I drew myself up as straight as I could. ‘I may be small and I am young, but I am strong and healthy. And I can read and write. I can also copy illustrations or draw what you wish drawn. And I can work with numbers as well.’ My skill with those was not as strong as I would wish it to be but I deemed that was close enough to the truth. If I were selling myself to a slaver, I’d best present myself as a good bargain.
She leaned her elbow on the galley table. It had been terribly difficult to find her alone. I had watched her for a full day, moving from hiding-spot to hiding-spot to track her, and seen how she lingered at the table after the other traders had finished stuffing their food down. I suspected she preferred to eat late and alone rather than endure their gulping and jostling. I had ventured into the galley after the breakfast mob had left. Her unfinished meal was before her. I fought not to stare at it, but I had memorized it. The crusty edge of her bread with traces of butter on it, and a smear of grease on the plate that I longed to catch on the bread or even on the side of my finger. A scraping of porridge in her bowl. I swallowed.
‘And from whom would I be buying you?’
‘No one. I offer myself to you.’
She looked at me silently for a moment. ‘You are selling yourself to me. Really? Where are your parents? Or your master?’

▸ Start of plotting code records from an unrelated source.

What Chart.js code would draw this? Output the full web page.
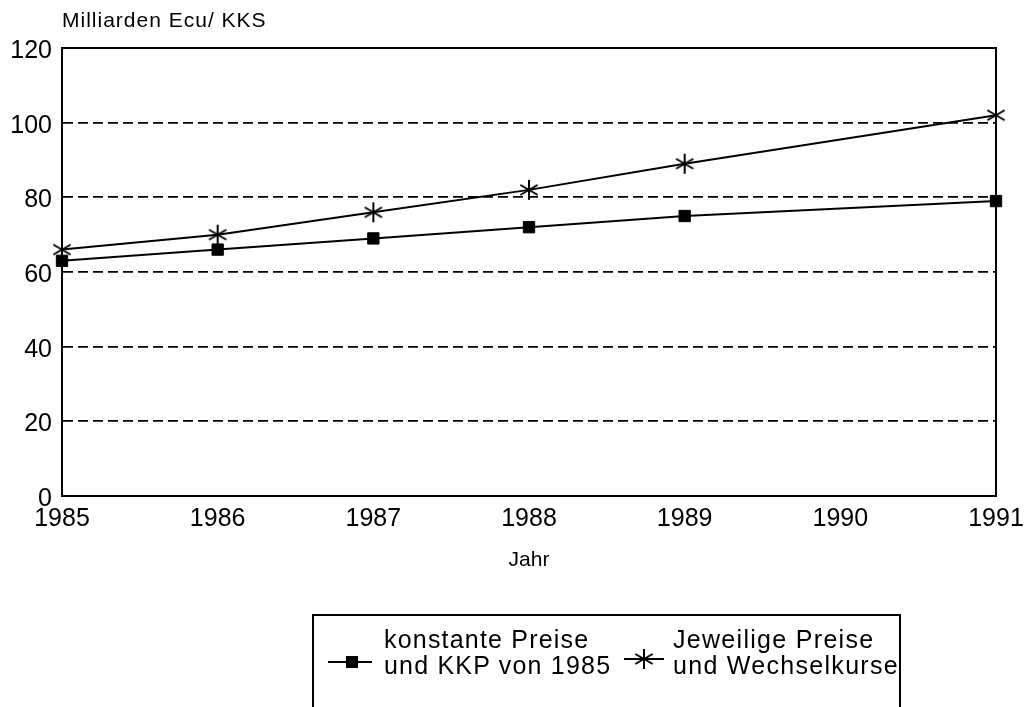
<!DOCTYPE html>
<html><head><meta charset="utf-8">
<script src="https://cdn.jsdelivr.net/npm/chart.js@4/dist/chart.umd.min.js"></script>
<style>
html,body{margin:0;padding:0;background:#fff;overflow:hidden;}
#wrap{position:relative;width:1024px;height:707px;}
#c{position:absolute;left:0;top:0;}
.t{position:absolute;font-family:"Liberation Sans",Arial,sans-serif;color:#000;white-space:nowrap;}
#ytitle{left:62px;top:9px;font-size:21px;line-height:21px;letter-spacing:1px;}
#legbox{position:absolute;left:312px;top:614px;width:589px;height:120px;border:2px solid #000;box-sizing:border-box;}
#leg1{left:384px;top:626px;font-size:25px;line-height:26px;letter-spacing:1.2px;}
#leg2{left:673px;top:626px;font-size:25px;line-height:26px;letter-spacing:1.3px;}
.mline{position:absolute;height:2px;background:#000;}
.msq{position:absolute;width:12px;height:12px;background:#000;}
</style>
</head><body>
<div id="wrap">
<canvas id="c" width="1024" height="707"></canvas>
<div class="t" id="ytitle">Milliarden Ecu/ KKS</div>
<div id="legbox"></div>
<div class="mline" style="left:328px;top:661px;width:44px;"></div>
<div class="msq" style="left:346px;top:656px;"></div>
<div class="t" id="leg1">konstante Preise<br>und KKP von 1985</div>
<div class="mline" style="left:624px;top:658px;width:40px;"></div>
<svg style="position:absolute;left:633px;top:648px;" width="22" height="22" viewBox="0 0 22 22">
<g stroke="#000" stroke-width="2"><line x1="11" y1="1" x2="11" y2="21"/><line x1="2.3" y1="6" x2="19.7" y2="16"/><line x1="2.3" y1="16" x2="19.7" y2="6"/></g></svg>
<div class="t" id="leg2">Jeweilige Preise<br>und Wechselkurse</div>
</div>
<script>
const years = [1985, 1986, 1987, 1988, 1989, 1991];
const constantPrices = [63, 66, 69, 72, 75, 79];
const currentPrices = [66, 70, 76, 82, 89, 102];
const xTickValues = [1985, 1986, 1987, 1988, 1989, 1990, 1991];
const yTickValues = [0, 20, 40, 60, 80, 100, 120];
const seriesNames = ['konstante Preise und KKP von 1985', 'Jeweilige Preise und Wechselkurse'];

const FONT = '"Liberation Sans", Arial, sans-serif';
Chart.defaults.font.family = FONT;
Chart.defaults.color = '#000';

// asterisk marker
const star = document.createElement('canvas');
star.width = 24; star.height = 24;
(function(){
  const g = star.getContext('2d');
  g.strokeStyle = '#000'; g.lineWidth = 2;
  const cx = 12, cy = 12, r = 10;
  g.beginPath();
  g.moveTo(cx, cy - r); g.lineTo(cx, cy + r);
  const a = Math.PI / 6;
  g.moveTo(cx - r*Math.cos(a), cy - r*Math.sin(a)); g.lineTo(cx + r*Math.cos(a), cy + r*Math.sin(a));
  g.moveTo(cx - r*Math.cos(a), cy + r*Math.sin(a)); g.lineTo(cx + r*Math.cos(a), cy - r*Math.sin(a));
  g.stroke();
})();

const frame = {
  id: 'frame',
  beforeDatasetsDraw(chart) {
    const {ctx, chartArea: a} = chart;
    ctx.save();
    ctx.strokeStyle = '#000';
    ctx.lineWidth = 2;
    ctx.strokeRect(a.left, a.top, a.right - a.left, a.bottom - a.top);
    ctx.restore();
  }
};

new Chart(document.getElementById('c'), {
  type: 'line',
  data: {
    datasets: [
      {
        label: seriesNames[0],
        data: years.map((x, i) => ({x, y: constantPrices[i]})),
        borderColor: '#000', borderWidth: 2, tension: 0,
        pointStyle: 'rect', pointRadius: 8, pointBackgroundColor: '#000',
        pointBorderColor: '#000', pointBorderWidth: 1, clip: false
      },
      {
        label: seriesNames[1],
        data: years.map((x, i) => ({x, y: currentPrices[i]})),
        borderColor: '#000', borderWidth: 2, tension: 0,
        pointStyle: star, pointRadius: 10, clip: false
      }
    ]
  },
  options: {
    responsive: false,
    animation: false,
    events: [],
    layout: {padding: {top: 48, right: 28, left: 0, bottom: 131}},
    plugins: {legend: {display: false}, tooltip: {enabled: false}},
    scales: {
      x: {
        type: 'linear', min: 1985, max: 1991,
        afterBuildTicks: s => { s.ticks = xTickValues.map(v => ({value: v})); },
        afterFit: s => { s.height = 80; s.paddingLeft = 0; s.paddingRight = 0; },
        grid: {display: false, drawTicks: false},
        border: {display: true, color: '#000', width: 2},
        ticks: {color: '#000', font: {size: 25}, padding: 8, maxRotation: 0, autoSkip: false, callback: v => String(v)},
        title: {display: true, text: 'Jahr', color: '#000', font: {size: 21}, padding: {top: 0, bottom: 3}}
      },
      y: {
        min: 0, max: 120,
        afterBuildTicks: s => { s.ticks = yTickValues.map(v => ({value: v})); },
        afterFit: s => { s.width = 62; },
        grid: {
          color: c => (c.tick && (c.tick.value === 0 || c.tick.value === 120)) ? 'rgba(0,0,0,0)' : '#000',
          lineWidth: 1.8, drawTicks: false
        },
        border: {display: true, color: '#000', width: 2, dash: [10, 5]},
        ticks: {color: '#000', font: {size: 25}, padding: 10, labelOffset: 3}
      }
    }
  },
  plugins: [frame]
});
</script>
</body></html>
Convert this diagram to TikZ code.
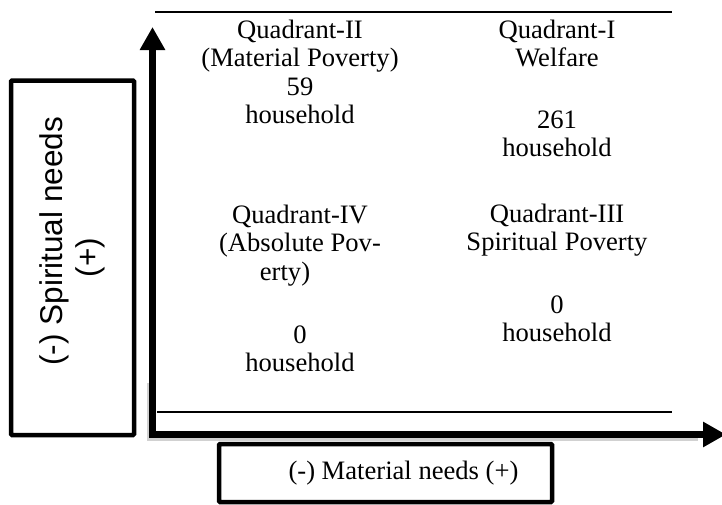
\documentclass[tikz,border=0pt]{standalone}
\usepackage{fontspec}
\setmainfont{Liberation Serif}
\setsansfont{Liberation Sans}
\usetikzlibrary{arrows.meta}
\begin{document}
\begin{tikzpicture}[x=1pt, y=-1pt, every node/.style={inner sep=0pt}]
    \tikzset{
        quadtext/.style={align=center, anchor=north, font=\fontsize{26.6}{28.5}\selectfont},
        labelbox/.style={draw, line width=4.5pt, rounded corners=1pt},
        axisline/.style={line width=7.5pt,
            {Triangle[length=23pt, width=24pt]}-{Triangle[length=23pt, width=24pt]}}
    }
    \useasboundingbox (0,0) rectangle (722,504);
    % axes
    \coordinate (origin) at (152.5,434.5);
    \coordinate (ytop) at (152.5,27);
    \coordinate (xend) at (726,434.5);
    \draw[black!18, line width=7pt, transform canvas={shift={(-2pt,-3pt)}}]
        (152.5,380) -- (origin) -- (700,434.5);
    \draw[axisline] (ytop) -- (origin) -- (xend);
    \draw[line width=1.6pt] (155,12) -- (672,12);
    \draw[line width=1.6pt] (157,412) -- (672,412);
    % quadrants
    \node[quadtext] (q2) at (300,19.8) {Quadrant-II\\(Material Poverty)\\59\\household};
    \node[quadtext] (q1) at (557,19.8) {Quadrant-I\\Welfare\\[33pt]261\\household};
    \node[quadtext] (q4) at (300,204.8) {Quadrant-IV\\(Absolute Pov-\\erty)\hspace*{30pt}\mbox{}\\[34.5pt]0\\household};
    \node[quadtext] (q3) at (557,203.8) {Quadrant-III\\Spiritual Poverty\\[34pt]0\\household};
    % axis labels
    \node[labelbox, rotate=90, minimum width=354.5pt, minimum height=123pt, align=center,
        font=\sffamily\fontsize{31.5}{36}\selectfont] (spirit) at (72.5,257.75)
        {\hspace*{33pt}(-) Spiritual needs\\(+)};
    \node[labelbox, minimum width=333pt, minimum height=58pt,
        font=\fontsize{26.6}{30}\selectfont] (material) at (385.5,473)
        {\hspace*{36pt}(-) Material needs (+)};
\end{tikzpicture}
\end{document}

I had prepared my lie as carefully as I could. I’d had three hungry, cold and thirsty days to compose it. Three days of skulking about in the ship, trying to stay out of everyone’s sight while still finding food, water, and a place to relieve myself. It was a large ship but everywhere I had found to hide in had been cold and damp. Curled small and shivering for most hours of the day, I’d had plenty of time to plot my strategy. It was a poor one. Sell myself as a slave to someone who would value the small skills I had. Get off the ship and away from Dwalia. Eventually, find a way to send a message to my father or sister. A good plan, I’d told myself. And then wondered why I didn’t also plan to build a castle or perhaps conquer Chalced. Both of those goals seemed as attainable. I spoke my carefully rehearsed lie.
‘My mother brought me to Chalced and the home of her new husband. He and his older children treat me horribly. So, as we walked in the market, one of his boys began to tease and then chase me. I hid on board this ship. And here I am now, being carried far away from my old home and my mother. I have tried to fend for myself and done poorly at it.’
She took a slow sip of her tea. I could smell it so clearly. It had honey in it, probably fireweed honey. It was hot and steamy and delightful. Why had I never cherished that hot morning cup of tea as it deserved? That thought brought back a rush of memories. Cook Nutmeg in the kitchen, the bustle all around me as I sat on or at the board with simple foods. Bacon. Ah, bacon. Bread toasted with butter melting on it. Tears stung my eyes. That would not do. I swallowed and stood straighter.